Entre ces deux extrémités du film, en guise de renvoi continu à la même image de l’agitation suprême, les coups bas fusent de tous les côtés, sans pour autant nous impliquer sincèrement dans le cirque consternant des infidélités généralisées. La frénésie incontestable du scénario ne produit en effet auprès des personnages que différentes variations d’une forme accrue d’hystérie. Une morosité sinistre s’empare très vite d’eux, chacun demeurant le prisonnier de son propre agenda de priorités, qui se heurte stérilement contre celui des autres sans produire la moindre étincelle. La raison initiale du rendez-vous festif, la promotion de l’hôtesse, est rapidement oubliée, au profit de révélations fracassantes qui mettent la belle union sens dessus dessous.

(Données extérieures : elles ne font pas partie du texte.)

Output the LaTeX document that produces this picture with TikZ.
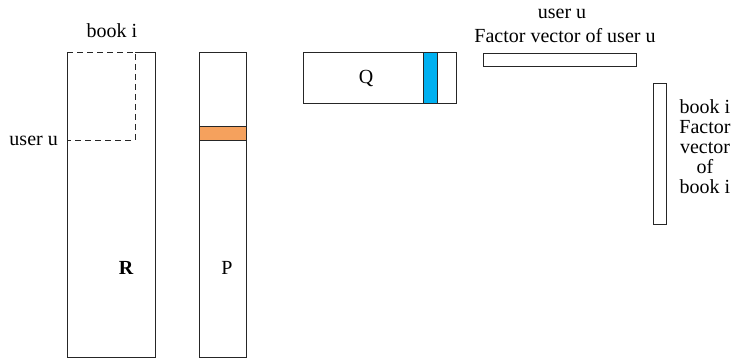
\documentclass[tikz,border=0pt]{standalone}
\usepackage{fontspec}
\setmainfont{Liberation Serif}
\definecolor{bandorange}{RGB}{245,161,93}
\definecolor{bandblue}{RGB}{0,176,240}
\tikzset{
  matline/.style={draw=black!85, line width=0.8pt},
  lbl/.style={inner sep=0pt, font=\fontsize{20}{20}\selectfont, align=center}
}

\begin{document}
\begin{tikzpicture}[x=1pt,y=-1pt]
        \useasboundingbox (0,0) rectangle (735,358);

        % Rating matrix R (the corner block is shown dashed)
        \draw[matline] (135,52) -- (155,52) -- (155,357) -- (67,357) -- (67,52);
        \draw[matline, dash pattern=on 6pt off 4pt] (67,52) -- (135,52) -- (135,140) -- (67,140);
        \node[lbl] (bookR) at (112,31) {book i};
        \node[lbl, anchor=east] (userR) at (58,141) {user u};
        \node[lbl, font=\fontsize{20}{20}\selectfont\bfseries] (nameR) at (126,268) {R};

        % User factor matrix P with row u
        \draw[matline, fill=bandorange] (199,126) rectangle (246,140);
        \draw[matline] (199,52) rectangle (246,357);
        \node[lbl] (nameP) at (227,268) {P};

        % Book factor matrix Q with column i
        \draw[matline, fill=bandblue] (423,52) rectangle (437,103);
        \draw[matline] (303,52) rectangle (456,103);
        \node[lbl] (nameQ) at (366,79) {Q};

        % Factor vector of user u
        \draw[matline] (483,53) rectangle (636,66);
        \node[lbl] (userP) at (562,14) {user u};
        \node[lbl] (vecP) at (565,36) {Factor vector of user u};

        % Factor vector of book i
        \draw[matline] (653,83) rectangle (666,224);
        \node[lbl, anchor=north] (vecQ) at (705,99) {book i\\Factor\\vector\\of\\book i};

     \end{tikzpicture}
\end{document}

Sauf que cette redistribution des cartes s’opère d’une façon particulièrement poussive et par conséquent peu crédible. De l’éveil carrément insoupçonné du maître des lieux léthargique, interprété par un Timothy Spall très émacié, jusqu’aux troubles hormonaux impulsifs dus à la grossesse finalement pas complètement souhaitée au sein du couple lesbien que Cherry Jones et Emily Mortimer forment sans trop de conviction, en passant par la nervosité pompeuse du propriétaire de la fameuse arme destinée d’emblée au châtiment final que Cillian Murphy surjoue péniblement, les fausses excuses ne manquent pas pour se lancer dans des tirades ampoulées. Seule la petite guéguerre relationnelle entre les personnages de Patricia Clarkson et de Bruno Ganz, aussi répétitive soit-elle dans ses reproches tournant en boucle, apporte un tout petit peu de saveur à ce spectacle autrement plutôt insipide.

Conclusion

Le comité de sélection de la Berlinale est visiblement féru d’adaptations à peine larvées du dispositif théâtral, sans que ce fétichisme étrange ne se traduise hélas par des films à la hauteur de l’exercice pluridisciplinaire. Après The Dinner, qui – dans toute son imperfection – avait au moins partiellement su nous convaincre, voici donc The Party ou comment occuper inefficacement une troupe de comédiens pour la plupart accomplis avec d’innombrables répliques artificielles autour d’une intrigue horriblement fade.